**Aim**
Set aside the pictures and output only the lines from the one containing "Write the Plotly code for this chart." up to and including the one containing "W, H = 738, 495".

**Material to process**
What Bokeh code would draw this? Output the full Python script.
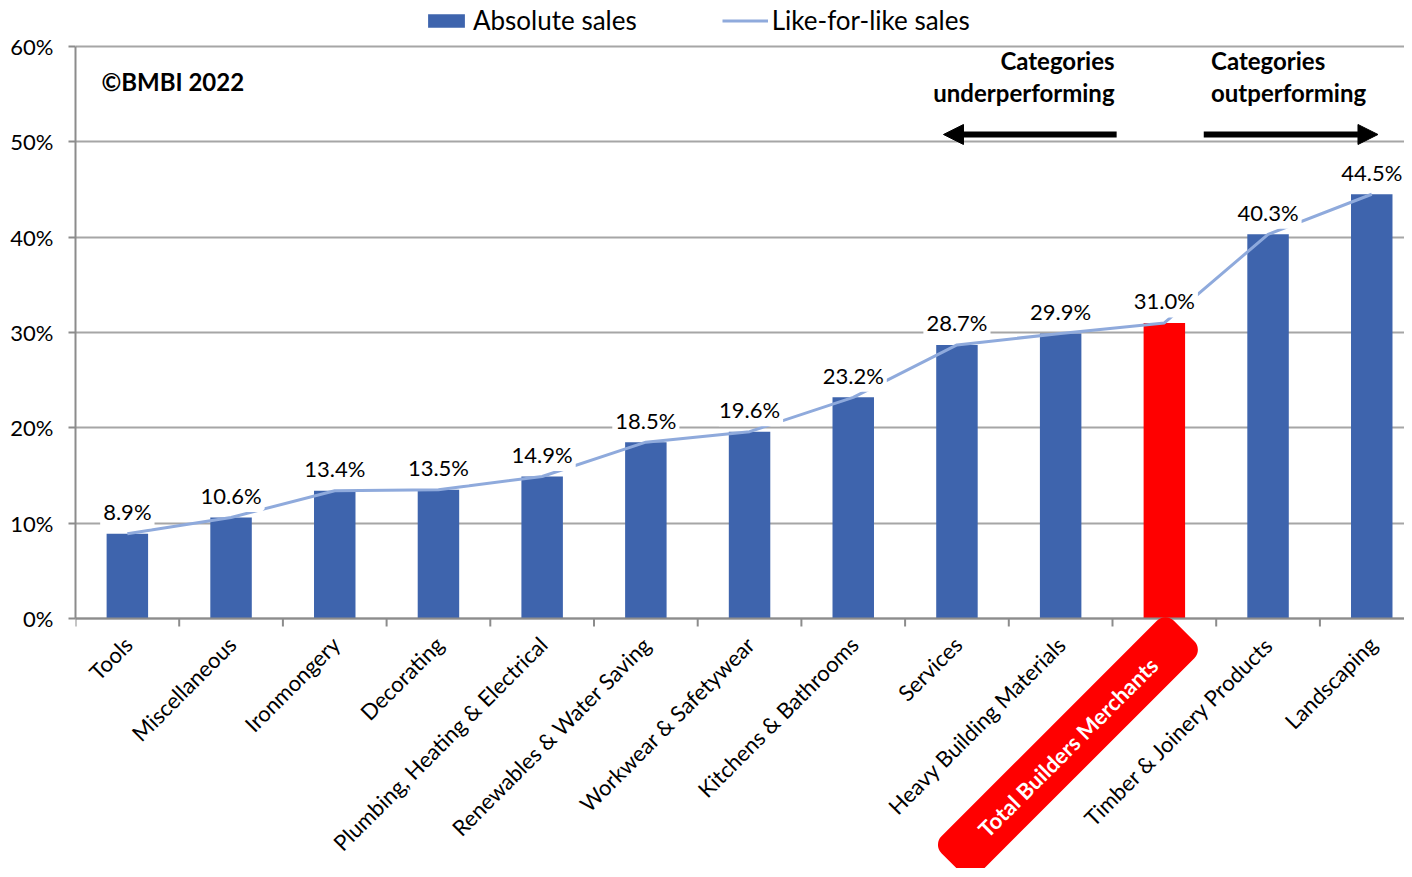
--
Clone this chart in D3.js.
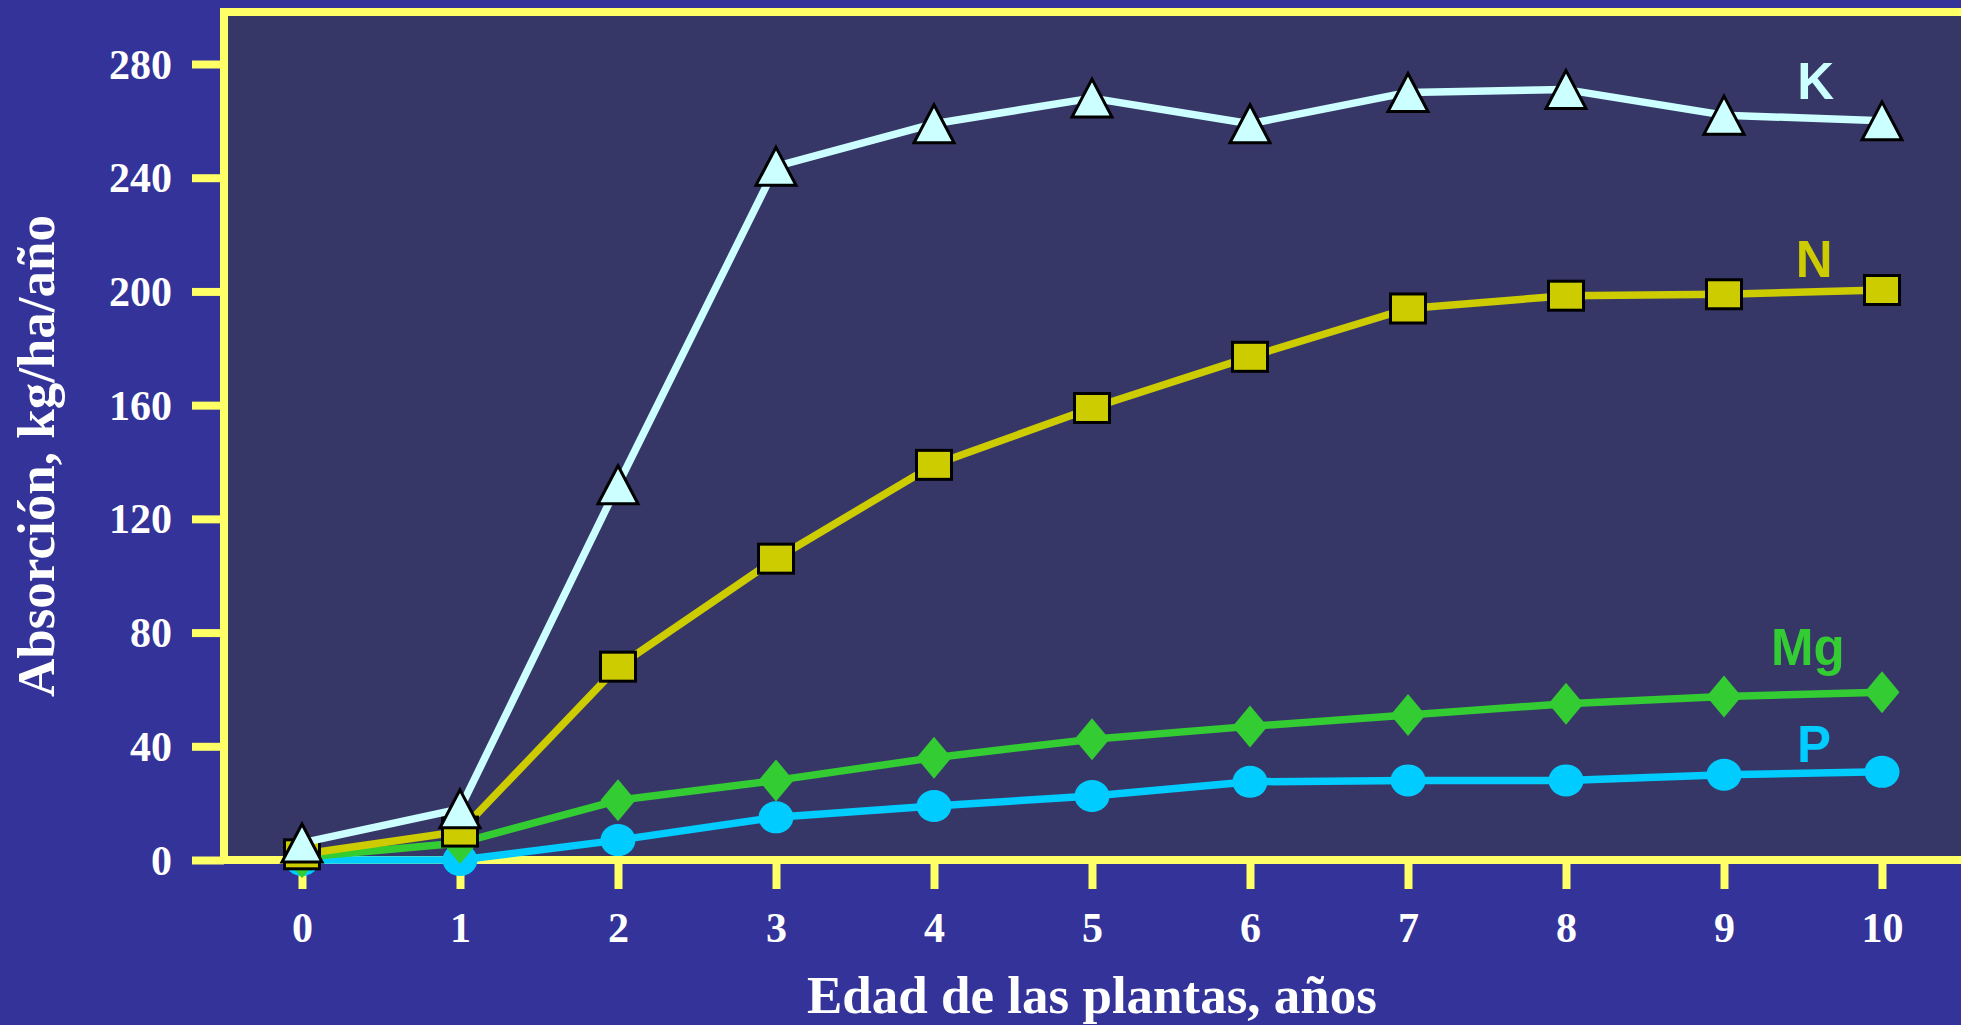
* * *
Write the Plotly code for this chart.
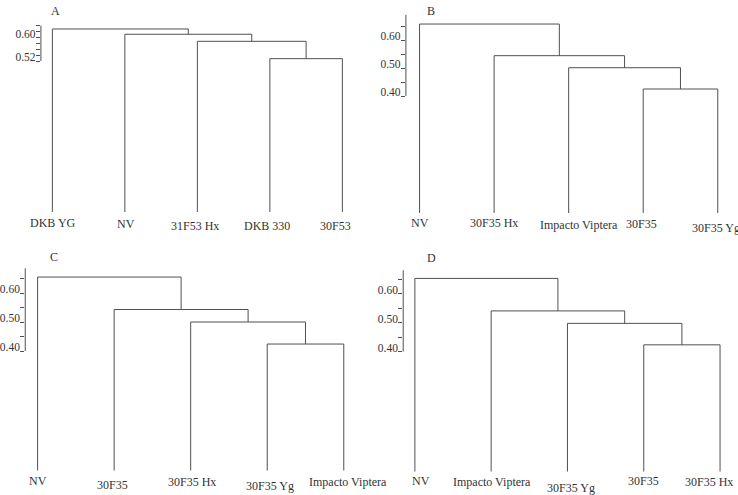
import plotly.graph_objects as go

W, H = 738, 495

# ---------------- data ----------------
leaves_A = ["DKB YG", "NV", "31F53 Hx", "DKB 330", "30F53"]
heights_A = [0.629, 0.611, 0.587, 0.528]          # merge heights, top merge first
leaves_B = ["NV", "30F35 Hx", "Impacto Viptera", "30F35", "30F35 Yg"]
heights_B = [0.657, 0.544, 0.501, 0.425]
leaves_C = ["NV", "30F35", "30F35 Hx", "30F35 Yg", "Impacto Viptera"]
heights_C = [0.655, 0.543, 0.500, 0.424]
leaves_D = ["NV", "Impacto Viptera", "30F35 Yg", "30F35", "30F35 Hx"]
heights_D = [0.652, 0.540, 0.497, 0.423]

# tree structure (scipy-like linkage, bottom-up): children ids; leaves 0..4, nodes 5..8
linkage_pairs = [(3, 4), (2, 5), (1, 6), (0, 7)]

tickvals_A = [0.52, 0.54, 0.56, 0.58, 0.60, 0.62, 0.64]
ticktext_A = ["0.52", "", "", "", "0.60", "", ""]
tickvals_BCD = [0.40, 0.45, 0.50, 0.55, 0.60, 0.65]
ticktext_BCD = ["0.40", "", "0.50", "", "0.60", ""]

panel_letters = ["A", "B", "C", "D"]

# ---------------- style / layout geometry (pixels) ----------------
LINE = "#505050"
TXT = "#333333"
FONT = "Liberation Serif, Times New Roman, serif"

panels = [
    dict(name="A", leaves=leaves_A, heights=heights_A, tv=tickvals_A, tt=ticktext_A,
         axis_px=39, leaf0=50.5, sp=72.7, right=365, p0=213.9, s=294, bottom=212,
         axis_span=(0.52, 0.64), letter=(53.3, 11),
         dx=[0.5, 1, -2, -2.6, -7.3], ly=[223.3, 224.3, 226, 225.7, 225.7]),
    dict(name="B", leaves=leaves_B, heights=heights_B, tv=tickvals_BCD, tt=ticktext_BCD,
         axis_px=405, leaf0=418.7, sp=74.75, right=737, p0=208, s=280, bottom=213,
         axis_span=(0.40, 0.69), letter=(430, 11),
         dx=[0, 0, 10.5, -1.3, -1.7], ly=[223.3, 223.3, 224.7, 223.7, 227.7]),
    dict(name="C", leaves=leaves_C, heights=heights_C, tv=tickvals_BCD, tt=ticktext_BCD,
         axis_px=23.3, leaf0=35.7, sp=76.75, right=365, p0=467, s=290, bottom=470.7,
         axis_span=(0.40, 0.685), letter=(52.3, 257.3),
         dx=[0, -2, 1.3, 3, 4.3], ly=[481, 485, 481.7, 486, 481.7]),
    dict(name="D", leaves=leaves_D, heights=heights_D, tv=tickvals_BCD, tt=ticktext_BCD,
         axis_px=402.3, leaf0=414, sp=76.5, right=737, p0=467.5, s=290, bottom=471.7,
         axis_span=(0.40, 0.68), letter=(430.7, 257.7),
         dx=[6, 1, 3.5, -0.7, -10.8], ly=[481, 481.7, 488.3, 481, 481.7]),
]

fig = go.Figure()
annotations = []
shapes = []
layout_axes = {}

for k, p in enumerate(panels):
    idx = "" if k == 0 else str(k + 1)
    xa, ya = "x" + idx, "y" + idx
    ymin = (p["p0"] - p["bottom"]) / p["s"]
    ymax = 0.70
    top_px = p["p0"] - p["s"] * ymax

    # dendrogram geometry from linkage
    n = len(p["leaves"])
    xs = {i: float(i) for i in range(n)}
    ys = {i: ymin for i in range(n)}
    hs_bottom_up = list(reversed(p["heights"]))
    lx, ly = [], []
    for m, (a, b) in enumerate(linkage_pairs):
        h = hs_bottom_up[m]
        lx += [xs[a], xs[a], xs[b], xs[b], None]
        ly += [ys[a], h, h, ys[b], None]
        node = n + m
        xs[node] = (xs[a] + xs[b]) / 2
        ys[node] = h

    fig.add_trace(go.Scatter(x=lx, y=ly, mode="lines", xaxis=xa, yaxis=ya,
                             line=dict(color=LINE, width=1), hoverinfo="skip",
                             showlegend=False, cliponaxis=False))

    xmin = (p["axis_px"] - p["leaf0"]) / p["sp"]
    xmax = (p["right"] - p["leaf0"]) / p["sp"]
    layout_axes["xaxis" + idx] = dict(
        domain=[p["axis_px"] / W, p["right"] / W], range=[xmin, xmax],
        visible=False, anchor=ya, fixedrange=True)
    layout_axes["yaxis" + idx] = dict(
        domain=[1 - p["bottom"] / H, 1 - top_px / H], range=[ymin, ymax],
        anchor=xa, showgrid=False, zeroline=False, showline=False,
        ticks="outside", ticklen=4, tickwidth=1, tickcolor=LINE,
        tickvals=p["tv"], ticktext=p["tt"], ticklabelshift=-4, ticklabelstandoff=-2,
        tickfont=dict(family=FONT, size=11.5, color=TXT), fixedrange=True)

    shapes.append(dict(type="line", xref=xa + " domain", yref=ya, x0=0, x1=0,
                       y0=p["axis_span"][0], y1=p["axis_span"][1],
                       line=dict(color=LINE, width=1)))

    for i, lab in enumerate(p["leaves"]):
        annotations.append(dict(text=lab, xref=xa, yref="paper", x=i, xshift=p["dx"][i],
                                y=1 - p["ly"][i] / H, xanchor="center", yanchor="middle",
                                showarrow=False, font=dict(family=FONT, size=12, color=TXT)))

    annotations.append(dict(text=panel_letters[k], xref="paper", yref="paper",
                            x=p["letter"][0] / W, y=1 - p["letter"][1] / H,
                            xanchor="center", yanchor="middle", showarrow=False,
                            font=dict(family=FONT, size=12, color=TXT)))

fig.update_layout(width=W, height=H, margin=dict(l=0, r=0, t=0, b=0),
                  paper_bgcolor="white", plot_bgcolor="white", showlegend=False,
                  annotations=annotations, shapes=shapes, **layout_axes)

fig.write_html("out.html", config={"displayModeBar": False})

**Result below**
Write the Plotly code for this chart.
import plotly.graph_objects as go

W, H = 738, 495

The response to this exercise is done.